**EXERCISE AIM**
Start at the top of the records and, please, print each line exactly through the line that contains "import plotly.graph_objects as go", leaving out all pictures.

**RECORDS FOR THIS EXERCISE**

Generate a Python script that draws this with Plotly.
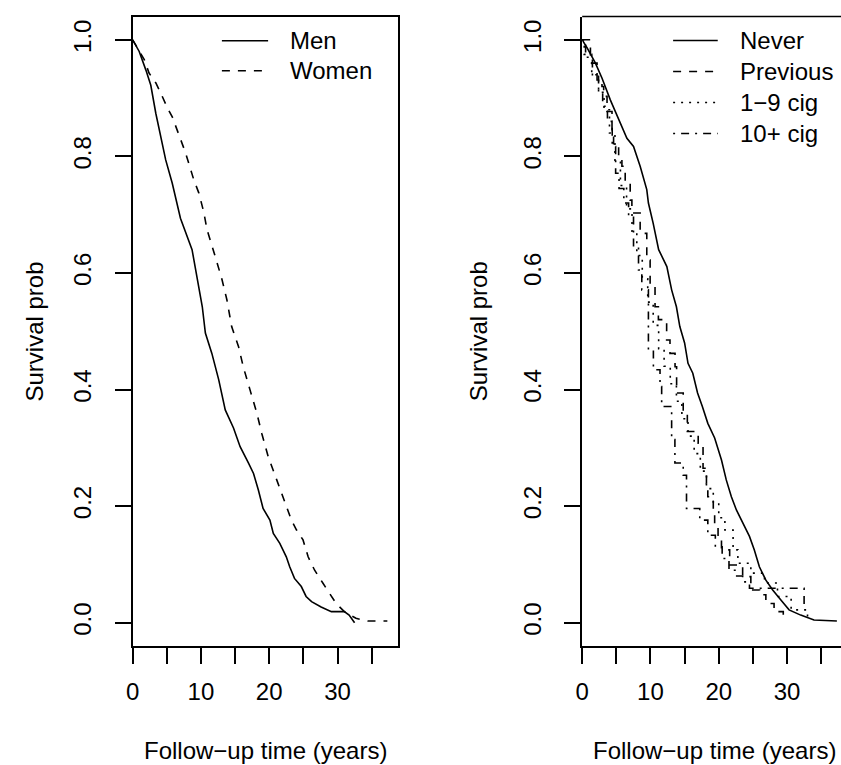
import plotly.graph_objects as go

# ---------------- data ----------------
men_t = [0, 0.96, 1.94, 2.66, 3.39, 4.1, 4.84, 5.8, 7.0, 8.7, 9.2, 10.2, 10.65, 11.6, 12.6,
         13.56, 14.77, 15.74, 16.95, 17.7, 18.4, 19.1, 20.1, 20.6, 21.55, 22.5, 23.0, 23.7,
         24.7, 25.4, 26.2, 27.6, 29.1, 31.0, 31.7, 32.5]
men_s = [1.0, 0.98, 0.948, 0.922, 0.874, 0.834, 0.794, 0.754, 0.694, 0.64, 0.605, 0.542, 0.497,
         0.462, 0.417, 0.365, 0.334, 0.302, 0.274, 0.256, 0.228, 0.196, 0.176, 0.153, 0.136,
         0.113, 0.096, 0.076, 0.062, 0.045, 0.036, 0.027, 0.019, 0.019, 0.013, 0.0]

women_t = [0, 0.7, 1.7, 2.4, 3.4, 4.1, 5.1, 5.8, 6.5, 7.75, 8.95, 9.7, 10.4, 10.9, 12.1, 13.1,
           13.8, 14.5, 15.5, 16.2, 17.2, 18.2, 18.9, 19.4, 19.85, 21.1, 21.8, 22.5, 23.25, 24.0,
           24.95, 25.7, 26.65, 27.85, 28.8, 29.8, 31.0, 32.7, 34.4, 37.3]
women_s = [1.0, 0.986, 0.966, 0.943, 0.926, 0.909, 0.883, 0.868, 0.846, 0.806, 0.76, 0.737, 0.705,
           0.674, 0.628, 0.588, 0.554, 0.508, 0.474, 0.439, 0.399, 0.359, 0.325, 0.302, 0.285,
           0.245, 0.222, 0.199, 0.176, 0.159, 0.142, 0.113, 0.09, 0.068, 0.05, 0.033, 0.019,
           0.0075, 0.003, 0.003]

never_t = [0, 0.73, 1.94, 2.91, 4.12, 5.34, 6.55, 7.52, 8.49, 9.46, 9.7, 10.4, 11.2, 12.4, 13.1,
           13.8, 14.3, 15.0, 15.5, 16.2, 16.9, 17.6, 18.4, 19.4, 20.4, 21.1, 21.85, 22.6, 23.5,
           24.5, 25.2, 25.95, 26.9, 27.9, 29.1, 30.3, 32.0, 33.95, 37.3]
never_s = [1.0, 0.986, 0.96, 0.934, 0.897, 0.863, 0.831, 0.817, 0.783, 0.743, 0.72, 0.685, 0.64,
           0.611, 0.571, 0.542, 0.508, 0.48, 0.445, 0.428, 0.394, 0.371, 0.342, 0.317, 0.279,
           0.245, 0.216, 0.193, 0.171, 0.148, 0.125, 0.096, 0.073, 0.056, 0.039, 0.022, 0.013,
           0.0046, 0.003]

prev_t = [0, 1.21, 2.18, 2.9, 3.15, 3.64, 4.37, 4.6, 5.34, 5.82, 6.3, 7.03, 7.28, 8.49, 9.46,
          9.95, 10.67, 11.16, 12.37, 12.86, 13.6, 13.83, 14.8, 15.4, 16.99, 17.7, 18.2, 18.4,
          19.2, 19.4, 19.9, 20.4, 21.6, 23.5, 24.7, 26.0, 26.9, 28.1, 29.45]
prev_s = [1.0, 0.96, 0.931, 0.92, 0.903, 0.877, 0.846, 0.82, 0.8, 0.783, 0.754, 0.725, 0.703,
          0.668, 0.622, 0.577, 0.542, 0.52, 0.485, 0.462, 0.439, 0.394, 0.359, 0.328, 0.308,
          0.265, 0.239, 0.216, 0.193, 0.165, 0.148, 0.125, 0.099, 0.079, 0.056, 0.048, 0.033,
          0.019, 0.0]

cig19_t = [0, 0.3, 1.4, 2.4, 3.2, 4.0, 4.8, 5.6, 6.5, 7.3, 8.0, 8.8, 9.6, 10.4, 11.2, 12.0, 12.9,
           13.8, 14.6, 15.5, 16.4, 17.3, 18.2, 19.2, 20.0, 20.9, 22.1, 22.8, 24.7, 26.7, 28.6,
           30.6, 33.0]
cig19_s = [1.0, 0.975, 0.94, 0.91, 0.88, 0.84, 0.79, 0.75, 0.71, 0.67, 0.63, 0.59, 0.55, 0.51,
           0.47, 0.44, 0.41, 0.38, 0.35, 0.32, 0.29, 0.26, 0.23, 0.205, 0.18, 0.159, 0.125,
           0.102, 0.085, 0.068, 0.045, 0.022, 0.008]

cig10_t = [0, 0.5, 1.5, 2.4, 3.0, 3.7, 4.4, 4.9, 5.4, 6.1, 6.8, 7.52, 8.25, 8.73, 9.7, 10.43,
           11.4, 11.64, 13.1, 13.58, 14.8, 15.28, 17.22, 18.4, 19.5, 20.5, 21.5, 22.5, 23.5,
           24.5, 32.5]
cig10_s = [1.0, 0.97, 0.94, 0.91, 0.886, 0.86, 0.817, 0.771, 0.745, 0.72, 0.697, 0.645, 0.605,
           0.571, 0.468, 0.434, 0.405, 0.371, 0.314, 0.274, 0.253, 0.196, 0.176, 0.15, 0.13,
           0.11, 0.09, 0.08, 0.07, 0.059, 0.022]

x_ticks = [0, 5, 10, 15, 20, 25, 30, 35]
x_ticklabels = ["0", "", "10", "", "20", "", "30", ""]
y_ticks = [0.0, 0.2, 0.4, 0.6, 0.8, 1.0]
y_ticklabels = ["0.0", "0.2", "0.4", "0.6", "0.8", "1.0"]

legend_left = ["Men", "Women"]
legend_right = ["Never", "Previous", "1\u22129 cig", "10+ cig"]
x_title = "Follow\u2212up time (years)"
y_title = "Survival prob"

# ---------------- styles ----------------
W, H = 841, 765
FONT = "Liberation Sans, Arial, Helvetica, sans-serif"
DASH = "8px,8px"
DOT = "2px,6px"
DASHDOT = "2px,6px,8px,6px"
LW = 1.6

fig = go.Figure()


def add(t, s, dash, xa, ya, name, shape="linear"):
    fig.add_trace(go.Scatter(x=t, y=s, mode="lines", name=name, xaxis=xa, yaxis=ya,
                             line=dict(color="black", width=LW, dash=dash, shape=shape),
                             showlegend=False, hoverinfo="skip"))


add(men_t, men_s, "solid", "x", "y", legend_left[0])
add(women_t, women_s, DASH, "x", "y", legend_left[1])
add(never_t, never_s, "solid", "x2", "y2", legend_right[0])
add(prev_t, prev_s, DASH, "x2", "y2", legend_right[1], "hv")
add(cig19_t, cig19_s, DOT, "x2", "y2", legend_right[2], "hv")
add(cig10_t, cig10_s, DASHDOT, "x2", "y2", legend_right[3], "hv")

px_per_unit = 6.886
left_x0, left_x1 = 126.7, 394.0
right_x0 = 580.0
top_px, bot_px = 16.5, 646.0

axis_common = dict(showgrid=False, zeroline=False, showline=True, linecolor="black",
                   linewidth=1.5, ticks="outside", ticklen=16, tickwidth=1.5,
                   tickcolor="black", tickfont=dict(size=24, color="black", family=FONT))
xcommon = dict(axis_common, tickmode="array", tickvals=x_ticks, ticktext=x_ticklabels,
               ticklabelstandoff=7)
ycommon = dict(axis_common, tickmode="array", tickvals=y_ticks, ticktext=y_ticklabels,
               tickangle=-90, range=[-0.04, 1.04], ticklabelstandoff=14,
               domain=[1 - bot_px / H, 1 - top_px / H])

fig.update_layout(
    width=W, height=H, autosize=False,
    margin=dict(l=0, r=0, t=0, b=0, pad=0),
    paper_bgcolor="white", plot_bgcolor="white",
    font=dict(family=FONT, size=24, color="black"),
    xaxis=dict(xcommon, domain=[left_x0 / W, left_x1 / W],
               range=[0, (left_x1 - left_x0) / px_per_unit], anchor="y", mirror=True),
    yaxis=dict(ycommon, anchor="x", mirror=True),
    xaxis2=dict(xcommon, domain=[right_x0 / W, 1.0],
                range=[0, (W - right_x0) / px_per_unit], anchor="y2"),
    yaxis2=dict(ycommon, anchor="x2"),
)

# top border of right panel (box continues beyond the window)
shapes = [dict(type="line", xref="x2 domain", yref="y2 domain", x0=0, x1=1, y0=1, y1=1,
               line=dict(color="black", width=1.5))]
annotations = []


def legend(names, dashes, sx0, sx1, tx, y0, dy):
    for i, (n, d) in enumerate(zip(names, dashes)):
        yp = 1 - (y0 + i * dy) / H
        shapes.append(dict(type="line", xref="paper", yref="paper", x0=sx0 / W, x1=sx1 / W,
                           y0=yp, y1=yp, line=dict(color="black", width=LW, dash=d)))
        annotations.append(dict(text=n, xref="paper", yref="paper", x=tx / W, y=yp,
                                xanchor="left", yanchor="middle", showarrow=False,
                                font=dict(size=24, family=FONT, color="black")))


legend(legend_left, ["solid", DASH], 216.7, 263.3, 283.0, 40.7, 30.0)
legend(legend_right, ["solid", DASH, DOT, DASHDOT], 671.7, 716.7, 737.5, 40.5, 31.0)

for cx in [(left_x0 + left_x1) / 2, right_x0 + (left_x1 - left_x0) / 2]:
    annotations.append(dict(text=x_title, xref="paper", yref="paper", x=cx / W, y=1 - 750 / H,
                            xanchor="center", yanchor="middle", showarrow=False,
                            font=dict(size=24, family=FONT, color="black")))
for cx in [27.5, 475.0]:
    annotations.append(dict(text=y_title, xref="paper", yref="paper", x=cx / W,
                            y=1 - (top_px + bot_px) / 2 / H, textangle=-90,
                            xanchor="center", yanchor="middle", showarrow=False,
                            font=dict(size=24, family=FONT, color="black")))

fig.update_layout(shapes=shapes, annotations=annotations)
fig.write_html("out.html", config={"displayModeBar": False},
               post_script="document.body.style.margin='0';document.body.style.overflow='hidden';")
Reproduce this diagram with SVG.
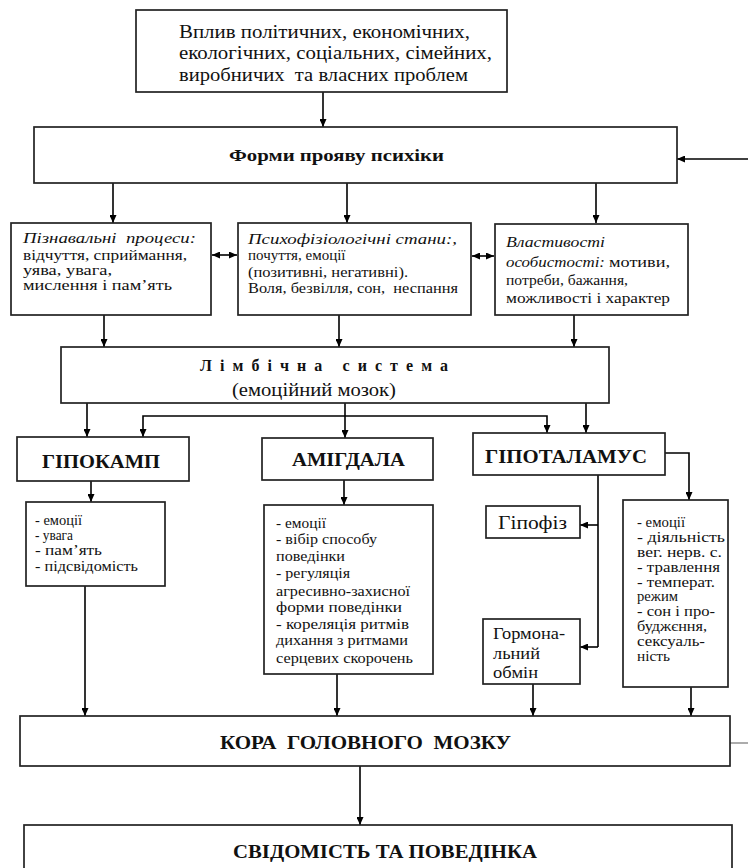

**FULL SOLUTION**
Generate a Python script that draws this with Plotly.
import plotly.graph_objects as go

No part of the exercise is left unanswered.